You haven’t tasted a turkey until you’ve sampled a fresh, locally-grown heritage breed turkey. Gone is the dry meat and bland flavor of the traditional bird. In its place is a bird with a moist, rich flavor you can’t beat.
Wild turkeys are native to North America. Several subspecies evolved in a wide range of habitats from the northern Rockies to southern Arizona, Florida, the eastern U.S. and central Mexico. They were a staple of many American Indian civilizations.
The Spanish encountered turkeys when they colonized Mexico in the 1500s and took the game birds back to Europe. Once in Europe, the birds were domesticated and new breeds were developed over time. Eventually, when the Puritans made their journey to eastern North America, they brought turkeys with them. Little did they know they were completing a circle.

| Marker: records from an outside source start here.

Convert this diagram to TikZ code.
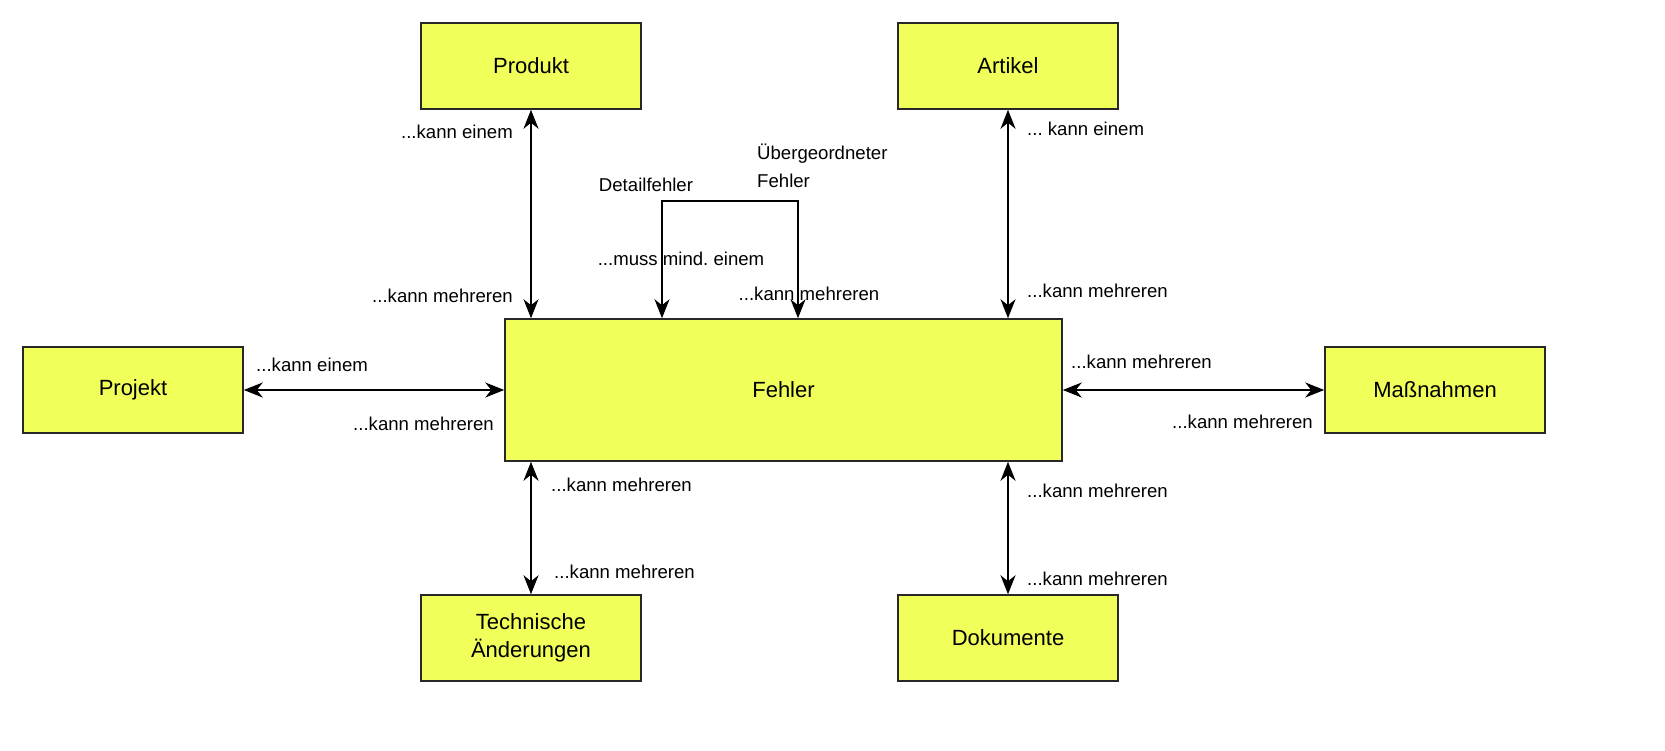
\documentclass[tikz,border=0pt]{standalone}
\usepackage{fontspec}
\setmainfont{Liberation Sans}
\usetikzlibrary{arrows.meta}
\definecolor{boxyellow}{RGB}{240,255,90}
\definecolor{boxline}{RGB}{40,40,40}
\frenchspacing
\begin{document}
\begin{tikzpicture}[x=1pt,y=-1pt,
  entity/.style={draw=boxline,line width=1.5pt,fill=boxyellow,minimum width=220pt,minimum height=86pt,inner sep=0pt,font=\fontsize{22}{24}\selectfont,align=center},
  lbl/.style={inner sep=0pt,font=\fontsize{18.6}{22}\selectfont},
  conn/.style={line width=2pt,{Stealth[length=19pt,width=15pt,inset=6pt]}-{Stealth[length=19pt,width=15pt,inset=6pt]}}]
\path[use as bounding box,fill=white] (0,0) rectangle (1665,750);
\node[entity] (produkt) at (531,66) {Produkt};
\node[entity] (artikel) at (1008,66) {Artikel};
\node[entity] (projekt) at (133,390) {Projekt};
\node[entity] (massn) at (1435,390) {Maßnahmen};
\node[entity,minimum width=557pt,minimum height=142pt] (fehler) at (783.5,390) {Fehler};
\node[entity,align=center] (tech) at (531,638) {Technische\\[4pt]Änderungen};
\node[entity] (doku) at (1008,638) {Dokumente};
\coordinate (lt) at (662,201);
\coordinate (rt) at (798,201);
\draw[conn] (produkt.south) -- (fehler.north -| produkt.south);
\draw[conn] (artikel.south) -- (fehler.north -| artikel.south);
\draw[conn] (projekt.east) -- (fehler.west);
\draw[conn] (fehler.east) -- (massn.west);
\draw[conn] (fehler.south -| tech.north) -- (tech.north);
\draw[conn] (fehler.south -| doku.north) -- (doku.north);
\draw[conn] (fehler.north -| rt) -- (rt) -- (lt) -- (fehler.north -| lt);
\node[lbl,anchor=east] (l1) at (513,132) {...kann einem};
\node[lbl,anchor=east] (l2) at (513,296) {...kann mehreren};
\node[lbl] (l3) at (646,185) {Detailfehler};
\node[lbl,anchor=west,align=left] (l4) at (757,166) {Übergeordneter\\[6pt]Fehler};
\node[lbl] (l5) at (681,259) {...muss mind. einem};
\node[lbl] (l6) at (809,294) {...kann mehreren};
\node[lbl,anchor=west] (l7) at (1027,129) {... kann einem};
\node[lbl,anchor=west] (l8) at (1027,291) {...kann mehreren};
\node[lbl,anchor=west] (l9) at (256,365) {...kann einem};
\node[lbl,anchor=east] (l10) at (494,424) {...kann mehreren};
\node[lbl,anchor=west] (l11) at (1071,362) {...kann mehreren};
\node[lbl,anchor=east] (l12) at (1313,422) {...kann mehreren};
\node[lbl,anchor=west] (l13) at (551,485) {...kann mehreren};
\node[lbl,anchor=west] (l14) at (554,572) {...kann mehreren};
\node[lbl,anchor=west] (l15) at (1027,491) {...kann mehreren};
\node[lbl,anchor=west] (l16) at (1027,579) {...kann mehreren};
\end{tikzpicture}
\end{document}
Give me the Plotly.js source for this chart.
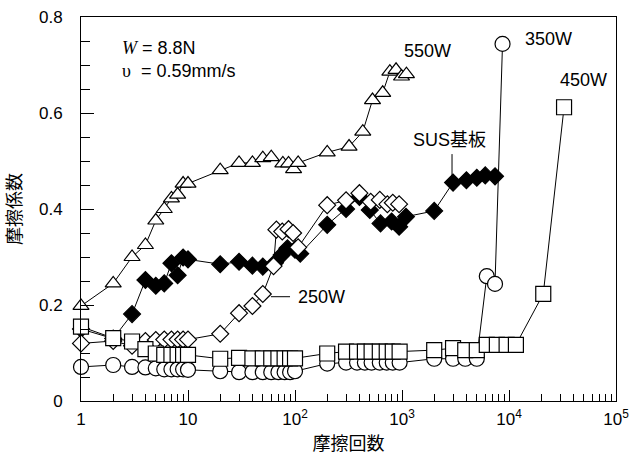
<!DOCTYPE html>
<html>
<head>
<meta charset="utf-8">
<script src="https://cdn.plot.ly/plotly-3.0.1.min.js"></script>
<style>html,body{margin:0;padding:0;background:#fff;}#chart{width:639px;height:458px;}</style>
</head>
<body>
<div id="chart"></div>
<script>
// 550W (open triangles)
const tri_x = [1,2,3,4,5,6,7,8,9,10,20,30,40,50,60,77,87,97,107,200,320,430,530,660,770,880,990,1100];
const tri_y = [0.198,0.245,0.300,0.325,0.376,0.400,0.422,0.430,0.453,0.453,0.481,0.496,0.496,0.506,0.508,0.495,0.495,0.483,0.496,0.518,0.530,0.561,0.627,0.642,0.686,0.690,0.676,0.681];
// SUS基板 (filled diamonds)
const sus_x = [1,2,3,4,5,6,7,8,9,10,20,30,40,50,65,75,85,100,112,200,300,400,500,630,800,940,1090,2000,3000,4000,5000,6000,7400];
const sus_y = [0.150,0.130,0.181,0.252,0.240,0.245,0.287,0.262,0.299,0.295,0.285,0.290,0.282,0.280,0.288,0.304,0.318,0.315,0.307,0.367,0.400,0.425,0.398,0.370,0.374,0.363,0.384,0.396,0.455,0.460,0.465,0.470,0.468];
// 250W (open diamonds)
const w250_x = [1,2,3,4,5,6,7,8,9,10,20,30,40,50,63,67,76,87,96,107,200,300,400,510,620,730,820,940];
const w250_y = [0.120,0.125,0.115,0.125,0.127,0.128,0.128,0.128,0.128,0.128,0.140,0.183,0.198,0.223,0.281,0.357,0.353,0.358,0.350,0.320,0.408,0.418,0.433,0.415,0.419,0.410,0.413,0.410];
// 350W (open circles)
const w350_x = [1,2,3,4,5,6,7,8,9,10,20,30,40,50,60,70,80,90,100,200,300,380,450,520,620,720,820,950,2000,3000,3900,5000,6200,7400,8700];
const w350_y = [0.071,0.075,0.071,0.070,0.068,0.066,0.066,0.066,0.066,0.065,0.062,0.060,0.060,0.060,0.060,0.060,0.060,0.060,0.062,0.078,0.080,0.080,0.080,0.080,0.080,0.080,0.080,0.080,0.088,0.088,0.088,0.088,0.260,0.244,0.744];
// 450W (open squares)
const w450_x = [1,2,3,4,5,6,7,8,9,10,20,30,40,50,60,70,80,90,100,200,300,380,450,520,620,720,820,950,2000,3000,3900,5000,6200,7700,9500,11600,20900,32700];
const w450_y = [0.155,0.131,0.124,0.108,0.099,0.096,0.096,0.096,0.096,0.096,0.088,0.090,0.089,0.089,0.089,0.089,0.089,0.089,0.089,0.099,0.103,0.103,0.103,0.103,0.103,0.103,0.103,0.103,0.106,0.110,0.106,0.106,0.117,0.117,0.117,0.117,0.223,0.612];

const xTickVals = [1,10,100,1000,10000,100000];
const xTickText = ['1','10','10<sup>2</sup>','10<sup>3</sup>','10<sup>4</sup>','10<sup>5</sup>'];
const xMinorVals = [];
for (let d = 1; d <= 10000; d *= 10) { for (let k = 2; k <= 9; k++) xMinorVals.push(k*d); }

const LAT = 'Liberation Sans, Arial, sans-serif';
const CJK = 'Liberation Sans, Noto Sans CJK JP, sans-serif';

function tr(x, y, symbol, fill, size) {
  return {x: x, y: y, type: 'scatter', mode: 'lines+markers',
    line: {color: '#000', width: 1},
    marker: {symbol: symbol, size: size, color: fill, line: {color: '#000', width: 1.2}},
    showlegend: false, cliponaxis: false};
}

const data = [
  tr(sus_x, sus_y, 'diamond', '#000', 13),
  tr(w250_x, w250_y, 'diamond', '#fff', 13),
  tr(w350_x, w350_y, 'circle', '#fff', 15),
  tr(w450_x, w450_y, 'square', '#fff', 15),
  tr(tri_x, tri_y, 'triangle-up', '#fff', 14)
];

const ann = (x, y, text, extra) => Object.assign({xref: 'paper', yref: 'paper', x: x, y: y, text: text,
  showarrow: false, xanchor: 'left', yanchor: 'middle', font: {family: LAT, size: 18, color: '#000'}}, extra || {});

const layout = {
  width: 639, height: 458,
  margin: {l: 81, r: 23, t: 17, b: 57},
  paper_bgcolor: '#fff', plot_bgcolor: '#fff',
  font: {family: LAT, size: 17, color: '#000'},
  xaxis: {
    type: 'log', range: [0, 5],
    showline: true, mirror: true, linecolor: '#000', linewidth: 1,
    showgrid: false, zeroline: false,
    tickmode: 'array', tickvals: xTickVals, ticktext: xTickText,
    ticks: 'inside', ticklen: 11, tickcolor: '#000', tickwidth: 1,
    minor: {tickmode: 'array', tickvals: xMinorVals, ticks: 'inside', ticklen: 7, tickcolor: '#000', tickwidth: 1, showgrid: false},
    tickfont: {family: LAT, size: 17},
    ticklabelstandoff: 3,
    title: {text: '摩擦回数', font: {family: CJK, size: 18}, standoff: 8}
  },
  yaxis: {
    range: [0, 0.8],
    showline: true, mirror: true, linecolor: '#000', linewidth: 1,
    showgrid: false, zeroline: false,
    tickmode: 'linear', tick0: 0, dtick: 0.2,
    ticks: 'inside', ticklen: 13, tickcolor: '#000', tickwidth: 1,
    minor: {dtick: 0.05, ticks: 'inside', ticklen: 9, tickcolor: '#000', tickwidth: 1, showgrid: false},
    tickfont: {family: LAT, size: 17},
    ticklabelstandoff: 14,
    title: {text: '摩擦係数', font: {family: CJK, size: 18}, standoff: 12}
  },
  annotations: [
    ann(0.0729, 0.919, '<span style="font-family:Liberation Serif;font-style:italic">W</span> = 8.8N'),
    ann(0.0729, 0.859, '<span style="font-family:Liberation Serif">υ</span>  = 0.59mm/s'),
    ann(0.600, 0.911, '550W'),
    ann(0.826, 0.943, '350W'),
    ann(0.8916, 0.836, '450W'),
    ann(0.617, 0.680, 'SUS基板', {font: {family: CJK, size: 18, color: '#000'}}),
    ann(0.402, 0.271, '250W')
  ],
  shapes: [
    {type: 'line', xref: 'paper', yref: 'paper', x0: 0.6935, x1: 0.6935, y0: 0.643, y1: 0.583, line: {color: '#000', width: 1}},
    {type: 'line', xref: 'paper', yref: 'paper', x0: 0.355, x1: 0.3907, y0: 0.2716, y1: 0.2716, line: {color: '#000', width: 1}}
  ]
};

Plotly.newPlot('chart', data, layout, {staticPlot: true, displayModeBar: false});
</script>
</body>
</html>
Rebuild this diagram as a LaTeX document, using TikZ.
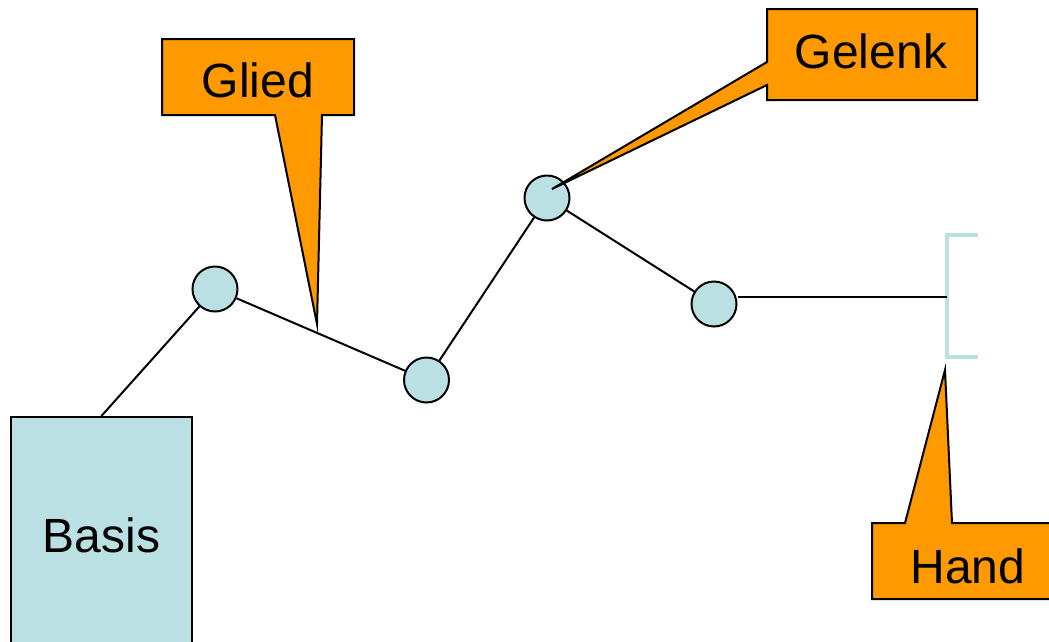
\documentclass[tikz,border=0pt]{standalone}
\usepackage{fontspec}
\setmainfont{Liberation Sans}
\definecolor{jointblue}{HTML}{BBE0E3}
\definecolor{calloutorange}{HTML}{FF9900}
\begin{document}
\begin{tikzpicture}[x=1pt,y=-1pt,
  joint/.style={circle,draw=black,line width=2pt,fill=jointblue,minimum size=45pt,inner sep=0pt},
  link/.style={draw=black,line width=2pt},
  callout/.style={draw=black,line width=2pt,fill=calloutorange,line join=miter},
  bigtext/.style={font=\fontsize{48}{56}\selectfont,inner sep=0pt,anchor=center},
  basisbox/.style={rectangle,draw=black,line width=2pt,fill=jointblue,minimum width=181pt,minimum height=236pt,inner sep=0pt,font=\fontsize{48}{56}\selectfont}]
  \clip (0,0) rectangle (1049,641);
  \fill[white] (0,0) rectangle (1049,641);

  % base of the arm
  \node[basisbox] (basis) at (101.4,535) {Basis};

  % joints
  \node[joint] (c1) at (215,289) {};
  \node[joint] (c2) at (426.5,380) {};
  \node[joint] (c3) at (547,198) {};
  \node[joint] (c4) at (714,304) {};

  % gripper bracket
  \coordinate (br) at (947,297);
  \draw[jointblue,line width=4pt,line cap=butt]
    (978,235) -- (947,235) -- (947,357) -- (978,357);

  % links between the parts
  \draw[link] (basis.north) -- (c1);
  \draw[link] (c1) -- (c2);
  \draw[link] (c2) -- (c3);
  \draw[link] (c3) -- (c4);
  \draw[link] (br -| c4.east) -- (br);

  % callout: Glied
  \draw[callout] (162,39) -- (354,39) -- (354,115) -- (322,115) -- (317,324)
    -- (275,115) -- (162,115) -- cycle;
  \node[bigtext] (glied) at (258,80) {Glied};

  % callout: Gelenk
  \draw[callout] (767,9) -- (977,9) -- (977,100) -- (767,100) -- (767,85)
    -- (552,189) -- (767,62) -- cycle;
  \node[bigtext] (gelenk) at (871,51) {Gelenk};

  % callout: Hand
  \draw[callout] (872,523) -- (905,523) -- (945,370) -- (952,523) -- (1070,523)
    -- (1070,599) -- (872,599) -- cycle;
  \node[bigtext] (hand) at (968,566) {Hand};
\end{tikzpicture}
\end{document}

Over time many different breeds developed both here and in Europe. Some remained local breeds, others found a wider range. Each breed had its own characteristics in flavor, plumage, feed thriftiness and hardiness. They came with names like Standard Bronze, Bourbon Red, Narragansett, Jersey Buff, Slate, Black Spanish, and White Holland and Royal Palm. Their names often referred to their colorful plumage. Over time the larger, heavy-meated breeds became more popular until the Broad Breasted White became the industrial market standard in the 1960s. By 1991, many of these old heritage breeds were nearly gone from the farmyard.
They would have died out completely if it hadn’t been for a few people who realized the value of these turkey breeds and other livestock that once were very common on American farms. They represented a huge pool of biodiversity that had developed over centuries and because of their varied genetics could potentially be a source of animals if a major disease were to hit the Broad Breasted White turkeys.
Today, groups like the Heritage Turkey Foundation and the American Livestock Breeds Conservancy are working to preserve breeding stock for dozens of different animals and helping many sustainability-minded farmers develop herds and flocks.
It is not easy to find heritage turkeys on the open market in Spokane. Many growers in the region take orders in the spring from people who have found their way to them through farmers markets, friends and foodie groups. They are not cheap to buy, either, costing $4 a pound or more. They take longer to raise than the factory farm wonders and quality feed is expensive. Often you won’t know what weight turkey you will be getting until you go to the farm to pick it up.
Here is an interesting fact of American history and turkeys: if Ben Franklin had his way, our national bird would have been a turkey. In a letter to his daughter in 1784, Franklin extolled the virtues of the wild turkey over the bald eagle. He felt the eagle had a bad moral character and the turkey was much more likely to defend what was his.